The Planning Board at its meeting Monday night unanimously approved an open space mixed use development (OSMUD) at 83 East Main Street after discussing concerns that the three proposed age-restricted housing units would clash with the historic single-family house that will be replicated on the site.
Chair Gary Trendel and developer Roy MacDowell, who represented Legacy Farms during the presentation of the site plan, both reminded the board that the three units are allowed by right. While the visual aspect of the condos next to a historic home and the proximity of the restored house to the street may not be as appealing as some members would appreciate, Trendel said the board is solely charged with reviewing the planning criteria of the project.
“Our job is to review the proposal against these decision criteria,” Trendel said. “I do think it’s important to note that even though we might not like the way it looks, and even though there might be something that would be a lot nicer or better there … that’s not our job to assess that.”
Decisions regarding the replicated home are under the jurisdiction of the Historical Commission, he added. MacDowell said the commission insisted that the replicated house be in the same place. The replicated house will be for sale to a homeowner.

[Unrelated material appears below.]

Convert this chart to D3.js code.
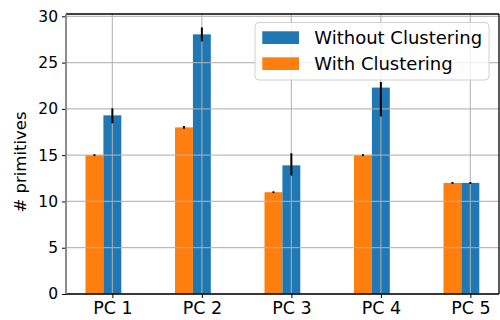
<!DOCTYPE html>
<html>
<head>
<meta charset="utf-8">
<script src="https://cdn.jsdelivr.net/npm/d3@7/dist/d3.min.js"></script>
<style>
  html, body { margin: 0; padding: 0; background: #fff; }
  svg { display: block; font-family: "DejaVu Sans", sans-serif; }
</style>
</head>
<body>
<svg id="chart" width="500" height="320"></svg>
<script>
// Number of primitives per point cloud, with and without clustering
const categories = ["PC 1", "PC 2", "PC 3", "PC 4", "PC 5"];
const withoutClustering = [19.3, 28.05, 13.9, 22.3, 12.0];
const withoutErrLow = [0.85, 0.75, 1.1, 3.1, 0.1];
const withoutErrHigh = [0.75, 0.75, 1.3, 0.6, 0.1];
const withClustering = [15.0, 18.0, 11.0, 15.0, 12.0];
const withErrLow = [0.1, 0.15, 0.1, 0.1, 0.1];
const withErrHigh = [0.1, 0.15, 0.1, 0.1, 0.1];
const yTicks = [0, 5, 10, 15, 20, 25, 30];
const seriesNames = ["Without Clustering", "With Clustering"];
const colors = { without: "#1f77b4", with: "#ff7f0e" };

const barWidth = 0.2;
const plot = { left: 66, right: 499, top: 14, bottom: 294 };

const svg = d3.select("#chart");

const x = d3.scaleLinear().domain([-0.518, 4.32]).range([plot.left, plot.right]);
const y = d3.scaleLinear().domain([0, 30.25]).range([plot.bottom, plot.top]);

// Bar centres: "without" on the tick, "with" one bar width to the left
const centreWith = i => i - barWidth;
const centreWithout = i => i;

const bars = svg.append("g");
categories.forEach((c, i) => {
  bars.append("rect")
    .attr("x", x(centreWith(i) - barWidth / 2))
    .attr("width", x(barWidth) - x(0))
    .attr("y", y(withClustering[i]))
    .attr("height", y(0) - y(withClustering[i]))
    .attr("fill", colors.with);
  bars.append("rect")
    .attr("x", x(centreWithout(i) - barWidth / 2))
    .attr("width", x(barWidth) - x(0))
    .attr("y", y(withoutClustering[i]))
    .attr("height", y(0) - y(withoutClustering[i]))
    .attr("fill", colors.without);
});

// Grid on top of the bars
const grid = svg.append("g").attr("stroke", "#b0b0b0").attr("stroke-opacity", 0.85).attr("stroke-width", 1.2);
yTicks.forEach(t => {
  grid.append("line").attr("x1", plot.left).attr("x2", plot.right)
    .attr("y1", y(t)).attr("y2", y(t));
});
categories.forEach((c, i) => {
  grid.append("line").attr("x1", x(i)).attr("x2", x(i))
    .attr("y1", plot.top).attr("y2", plot.bottom);
});

// Error bars
const err = svg.append("g").attr("stroke", "#000").attr("stroke-width", 2);
categories.forEach((c, i) => {
  const cw = centreWith(i), cwo = centreWithout(i);
  err.append("line").attr("x1", x(cw)).attr("x2", x(cw))
    .attr("y1", y(withClustering[i] - withErrLow[i]))
    .attr("y2", y(withClustering[i] + withErrHigh[i]));
  err.append("line").attr("x1", x(cwo)).attr("x2", x(cwo))
    .attr("y1", y(withoutClustering[i] - withoutErrLow[i]))
    .attr("y2", y(withoutClustering[i] + withoutErrHigh[i]));
});

// Axes
const xAxis = d3.axisBottom(x)
  .tickValues(categories.map((c, i) => i))
  .tickFormat((d, i) => categories[i])
  .tickSize(4).tickPadding(4);
const gx = svg.append("g").attr("transform", `translate(0,${plot.bottom})`).call(xAxis);
gx.select(".domain").remove();
gx.selectAll("text").attr("font-size", "17.5px").attr("fill", "#000")
  .attr("font-family", "DejaVu Sans");

const yAxis = d3.axisLeft(y).tickValues(yTicks).tickSize(4).tickPadding(4);
const gy = svg.append("g").attr("transform", `translate(${plot.left},0)`).call(yAxis);
gy.select(".domain").remove();
gy.selectAll("text").attr("font-size", "15.5px").attr("fill", "#000")
  .attr("font-family", "DejaVu Sans");

// Frame
const frame = svg.append("g").attr("fill", "none");
frame.append("line").attr("x1", plot.left).attr("x2", plot.right)
  .attr("y1", plot.top).attr("y2", plot.top).attr("stroke", "#000").attr("stroke-width", 1.3);
frame.append("line").attr("x1", plot.left).attr("x2", plot.right)
  .attr("y1", plot.bottom).attr("y2", plot.bottom).attr("stroke", "#000").attr("stroke-width", 1.3);
frame.append("line").attr("x1", plot.right).attr("x2", plot.right)
  .attr("y1", plot.top).attr("y2", plot.bottom).attr("stroke", "#000").attr("stroke-width", 1.3);
frame.append("line").attr("x1", plot.left).attr("x2", plot.left)
  .attr("y1", plot.top).attr("y2", plot.bottom).attr("stroke", "#808080").attr("stroke-width", 1.8);

// Y label
svg.append("text")
  .attr("transform", `translate(20,${(plot.top + plot.bottom) / 2 + 8}) rotate(-90)`)
  .attr("text-anchor", "middle")
  .attr("dy", "0.35em")
  .attr("font-size", "16.5px")
  .attr("fill", "#000")
  .text("# primitives");

// Legend
const legend = svg.append("g");
legend.append("rect")
  .attr("x", 255).attr("y", 22.5).attr("width", 234).attr("height", 57.5)
  .attr("rx", 4).attr("fill", "#fff").attr("fill-opacity", 0.8)
  .attr("stroke", "#d0d0d0").attr("stroke-width", 1);
[colors.without, colors.with].forEach((col, k) => {
  legend.append("rect")
    .attr("x", 262.3).attr("y", 31.3 + k * 26).attr("width", 36.7).attr("height", 12.7)
    .attr("fill", col);
  legend.append("text")
    .attr("x", 314.3).attr("y", 44 + k * 26)
    .attr("font-size", "18px").attr("fill", "#000")
    .text(seriesNames[k]);
});
</script>
</body>
</html>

The site, part of the Village Center zoning subdistrict, is a small triangular plot at the corner of East Main Street and Legacy Farms Roads North, just west of Weston Nurseries. The proposal for three condominiums was presented by Chubb Road LLC.
Since the proposal was presented last month, MacDowell said he has made modifications. They include adding screening trees on the street side of the project to soften its look as well as birch trees in front of the condos. The new color scheme, he added, should be more in keeping with the neighborhood’s character.

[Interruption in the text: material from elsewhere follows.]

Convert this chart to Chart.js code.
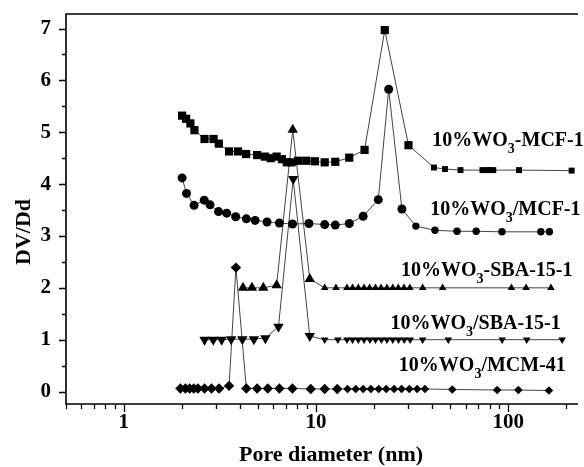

MacDowell noted that he has been working with the Historical Commission as well as the Zoning Board of Appeals (ZBA). The only condition was that the shutters not be included in the new design. He said the home is in such a state of deterioration that restoring it would not make sense.
Explained MacDowell: “The only thing in that house that is original is the interior frame, and the sills right now are all rotted.”
Phil Paradis, the town’s consultant from BETA Group, approved of the plan changes. They included a revised lighting plan and the redesign of a swale that would direct water toward the intersection of East Main Street and Legacy Farms Road North.
Resident Bob Foster expressed concerns about the infiltration basins and how the poor soil quality would affect stormwater management.
Paradis said the existing drainage system flows to that intersection, but it misses the catch basin west of the intersection. He said this would only be a concern in a major storm, but the infiltration system is adequate.
Foster stressed that his major issue was “overloading this sliver of land” with four housing units, which he thought would cause a traffic problem.
Paradis said only about 10 traffic trips per day would be impacted by the housing there.
“Is it ideal?” he asked. “No. Is it dangerous? I don’t think so.”
MacDowell explained that while the replicated house is 5 feet from the property line, it is actually 20 feet from the street. The Historical Commission wanted the house to remain in that location to “have a presence when you come from either direction so it’s the first thing you see.” The driveway in question has always been there, and he did not foresee any traffic problems, especially because there is a traffic light at the intersection.
He added that options other than the housing, including commercial developments, would be allowed on the site.
“This is one that I struggle with a lot,” Trendel added, noting that he agreed with some of Foster’s comments. “But it is an allowable use.”
“I personally think that it’s really unfortunate that this new structure that’s being proposed does not really fit in with the historic nature of the structure,” he continued. “But that being said, it doesn’t need to be.”
MacDowell replied that he has spent the past five years entertaining different options for the site. He said the proposed housing was more in keeping with the neighborhood’s character than potential commercial development or a restaurant.
“A lot of them we just thought you’d be horrified if we brought them in front of you,” he said. “To plunk a Dunkin’ Donuts right next to that house in a residential neighborhood — you would have been horrified. But at the same time, it had a right to be there.”
MacDowell added that while he did “empathize and probably agree” with people who would have liked to have seen the historic home moved further back from the road, keeping it there “is something we’re being told to do.”
Wood Street permit extension granted for solar project
The board granted a special permit extension for a solar project off Wood Street that was originally approved in 2019 but now is under control of New Leaf, a solar energy contractor. It previously had been extended for a year when it was proposed by Borrego.
Brandon Smith of New Leaf Energy explained that New Leaf “is a spinoff of Borrego” but is considered a separate entity. The same team is involved with the project.
The reason for the extension request, he said, was that the electrical design had to be reconfigured, and it was finalized this summer. Construction could not move forward until this approval, which caused the delay. There are no changes to the permit itself, Smith said.
“There’s fewer electrical requirements to connect to the grid,” he said of the electrical design. The amount of energy being transferred is being lowered from five megawatts to one, while the amount being stored in the battery remains the same.
The permit was extended until Dec. 27, 2023.
ZAC, DRB members appointed to new terms
In other news, the Planning Board unanimously approved the reappointment of current Zoning Advisory Committee (ZAC) members Curtis Smithson, the current chair, and Rachel Rossin to new terms.
Smithson also was appointed as a new member of the Design Review Board for a one-year term, filling an open seat.